Sean N. Day graduated with a Bachelor of Science from the US Naval Academy in 1994 and earned his Johnson MBA with the class of 2004. He also holds a Master of Strategic Studies from the US Army War College.
For over two decades, Mr. Day has balanced his career in technology and finance with serving our country. In his civilian career, he is the chief of staff of Intel Federal LLC, which is Intel Corporation’s subsidiary focused on the US public sector market. His diverse experience at Intel includes roles as a division CFO, strategy director, factory operations manager, and roles in corporate finance, manufacturing strategy, product engineering, and HR. Additionally, Mr. Day previously held corporate finance, investment banking, and business development roles at MBNA Bank, Merrill Lynch, and Nanosys, Inc.
Mr. Day is also a brigadier general in the US Marine Corps Reserve, where he currently serves as the commanding general of Force Headquarters Group, a 4,000-person organization with locations from Alaska to Florida that deploys Marines worldwide. He is a veteran of the wars in Iraq and Afghanistan. His military awards include the Legion of Merit, Bronze Star, Combat Action Ribbon, Presidential Unit Citation as well as other personal, campaign, and service awards. He is a past recipient of the US Navy League’s Holland M. Smith Award for Operational Excellence as well as the Civil Affairs Association’s John H. Hildring Award.
While at Johnson, he was a Park Leadership Fellow and Toigo Finance Fellow.
SEAN DAY’S RESPONSES TO ENGAGEMENT AND ADVICE QUESTIONS:
1. What is it about Johnson, and your time here, that drives you to stay engaged?
The culture at Johnson really set it apart and continues to serve as a touchstone for me. The incredibly inclusive environment which valued the contribution of every individual was ahead of its time. The persona of the “The Friendly School” was only a small aspect of this culture. Producing exceptional results while placing a premium on the idea that every member of the Johnson community, from faculty to students to staff, are all part of one big family provides an exemplar of what a truly world-class organization should represent.
2. What’s your advice for current students, who will soon be global business leaders taking on the world’s most important challenges?

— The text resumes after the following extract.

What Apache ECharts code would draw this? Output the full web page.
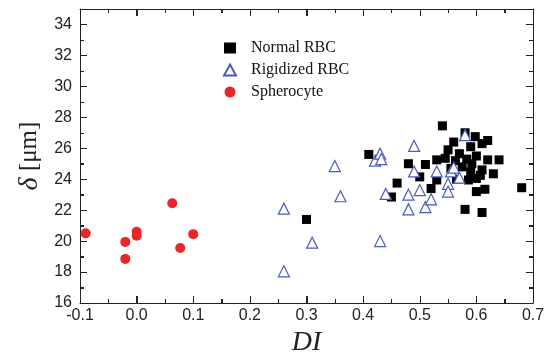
<!DOCTYPE html>
<html><head><meta charset="utf-8">
<script src="https://cdn.jsdelivr.net/npm/echarts@6/dist/echarts.min.js"></script>
<style>html,body{margin:0;padding:0;background:#fff}#c{width:545px;height:356px}</style>
</head><body><div id="c"></div>
<script>
const normalRBC = [[0.30,21.4],[0.41,25.6],[0.45,22.85],[0.46,23.75],[0.48,25.0],[0.50,24.15],[0.51,24.95],[0.52,23.4],[0.53,25.25],[0.53,23.95],[0.54,27.45],[0.545,25.35],[0.55,25.9],[0.555,24.7],[0.56,26.4],[0.563,25.2],[0.57,25.65],[0.575,24.8],[0.58,27.0],[0.58,22.05],[0.583,25.3],[0.586,23.95],[0.59,26.1],[0.59,24.45],[0.592,25.0],[0.598,26.75],[0.60,24.05],[0.60,23.2],[0.607,24.25],[0.61,26.3],[0.61,24.6],[0.61,21.85],[0.615,23.35],[0.62,26.5],[0.62,25.25],[0.63,24.35],[0.64,25.25],[0.68,23.45],[0.565,24.0],[0.60,25.5]];
const rigidizedRBC = [[0.26,22.1],[0.26,18.05],[0.31,19.9],[0.35,24.85],[0.36,22.9],[0.421,25.2],[0.43,25.65],[0.432,25.3],[0.43,20.0],[0.44,23.05],[0.48,23.0],[0.48,22.05],[0.49,26.15],[0.49,24.5],[0.50,23.3],[0.51,22.2],[0.52,22.7],[0.53,24.5],[0.55,23.7],[0.55,23.2],[0.555,24.5],[0.56,24.75],[0.57,24.1],[0.58,26.85]];
const spherocyte = [[-0.09,20.5],[-0.02,19.95],[-0.02,18.85],[0.0,20.6],[0.0,20.35],[0.063,22.45],[0.077,19.55],[0.10,20.45]];
const xTicks = {min:-0.1, max:0.7, step:0.1};
const yTicks = {min:16, max:35, step:2};

const chart = echarts.init(document.getElementById('c'));
const serif = 'Liberation Serif, Times New Roman, serif';
const sans = 'Liberation Sans, Arial, sans-serif';
function frameAxis(extra){
  return Object.assign({
    type:'value',
    axisLine:{show:true,onZero:false,lineStyle:{color:'#222',width:1}},
    axisTick:{show:true,inside:true,length:7,lineStyle:{color:'#222',width:1}},
    minorTick:{show:true,splitNumber:2,length:4,lineStyle:{color:'#222',width:1}},
    splitLine:{show:false}
  }, extra);
}
const xBottom = frameAxis({min:xTicks.min,max:xTicks.max,interval:xTicks.step,
  axisLabel:{show:true,color:'#222',fontFamily:sans,fontSize:16,margin:5,
    formatter:v => (Math.round(v*10)/10).toFixed(1)},
  name:'DI',nameLocation:'middle',nameGap:23,
  nameTextStyle:{fontFamily:serif,fontStyle:'italic',fontSize:28,color:'#222'}});
const xTop = frameAxis({position:'top',min:xTicks.min,max:xTicks.max,interval:xTicks.step,
  axisLabel:{show:false}});
const yLeft = frameAxis({min:yTicks.min,max:yTicks.max,interval:yTicks.step,
  axisLabel:{show:true,color:'#222',fontFamily:sans,fontSize:16,margin:8,showMaxLabel:false},
  name:'{i|δ} [μm]',nameLocation:'middle',nameGap:36,
  nameTextStyle:{fontFamily:serif,fontSize:25,color:'#222',
    rich:{i:{fontFamily:serif,fontStyle:'italic',fontSize:28,color:'#222'}}}});
const yRight = frameAxis({position:'right',min:yTicks.min,max:yTicks.max,interval:yTicks.step,
  axisLabel:{show:false}});

chart.setOption({
  animation:false,
  grid:{left:80,right:12,top:9,bottom:53,containLabel:false,outerBoundsMode:'none'},
  xAxis:[xBottom,xTop],
  yAxis:[yLeft,yRight],
  legend:{
    orient:'vertical',left:218,top:35,itemGap:6,itemWidth:12,itemHeight:11,
    textStyle:{fontFamily:serif,fontSize:16,color:'#111',padding:[0,0,0,10]},
    data:['Normal RBC','Rigidized RBC','Spherocyte']
  },
  series:[
    {name:'Normal RBC',type:'scatter',data:normalRBC,symbol:'rect',symbolSize:9,
      itemStyle:{color:'#000',opacity:1}},
    {name:'Rigidized RBC',type:'scatter',data:rigidizedRBC,symbol:'triangle',symbolSize:11,
      itemStyle:{color:'#fff',borderColor:'#4a5bbf',borderWidth:1.2,opacity:1}},
    {name:'Spherocyte',type:'scatter',data:spherocyte,symbol:'circle',symbolSize:10,
      itemStyle:{color:'#e8262a',opacity:1}}
  ]
});

// Frame tick marks placed through the axes' own scales (convertToPixel).
const els = [];
const yB = chart.convertToPixel({yAxisIndex:0}, yTicks.min);
const yT = chart.convertToPixel({yAxisIndex:0}, yTicks.max);
const xL = chart.convertToPixel({xAxisIndex:0}, xTicks.min);
const xR = chart.convertToPixel({xAxisIndex:0}, xTicks.max);
const tickStyle = {stroke:'#222', lineWidth:1};
const nx = Math.round((xTicks.max - xTicks.min) / (xTicks.step/2));
for (let i = 1; i < nx; i++) {
  const v = xTicks.min + i * xTicks.step/2;
  const px = Math.round(chart.convertToPixel({xAxisIndex:0}, v)) + 0.5;
  const len = (i % 2 === 0) ? 7 : 4;
  els.push({type:'line', silent:true, z:100, shape:{x1:px,y1:yB,x2:px,y2:yB-len}, style:tickStyle});
  els.push({type:'line', silent:true, z:100, shape:{x1:px,y1:yT,x2:px,y2:yT+len}, style:tickStyle});
}
for (let v = yTicks.min + yTicks.step/2; v < yTicks.max; v += yTicks.step/2) {
  const py = Math.round(chart.convertToPixel({yAxisIndex:0}, v)) + 0.5;
  const len = (Math.round((v - yTicks.min) / (yTicks.step/2)) % 2 === 0) ? 7 : 4;
  els.push({type:'line', silent:true, z:100, shape:{x1:xL,y1:py,x2:xL+len,y2:py}, style:tickStyle});
  els.push({type:'line', silent:true, z:100, shape:{x1:xR,y1:py,x2:xR-len,y2:py}, style:tickStyle});
}
chart.setOption({graphic:{elements:els}});
</script></body></html>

I would ask the next generation of leaders to combine the ideals espoused by theologian James Wesley and poet James Elroy Flecker. Flecker encouraged us to “go always a little farther,” no matter the obstacle or danger.
Wesley charged us to “Do as much as you can, for as many as you can, for as long as you can” and reminded us to take advantage of the incredible gifts we have been afforded by making a difference.
These two ideals of moving ever forward, while always seeking to make our world better, fit exceptionally well with Johnson’s ethos. Our community has a well-deserved reputation of doing the right things, the right way, for the right reasons, and that model is one which current students can take forward into all their future leadership endeavors.
3. How do you blend your professional strengths with your military service? How do you think they fit together?
Blending my civilian career and military service has been both rewarding and incredibly challenging. In many ways, it is a manifestation of the ancient Greek ideal that citizens were as equally responsible for building up a society as they were in protecting it. Our country is certainly not without fault. However, it has furthered the cause of freedom and furthered human advancement in ways that few others have in history.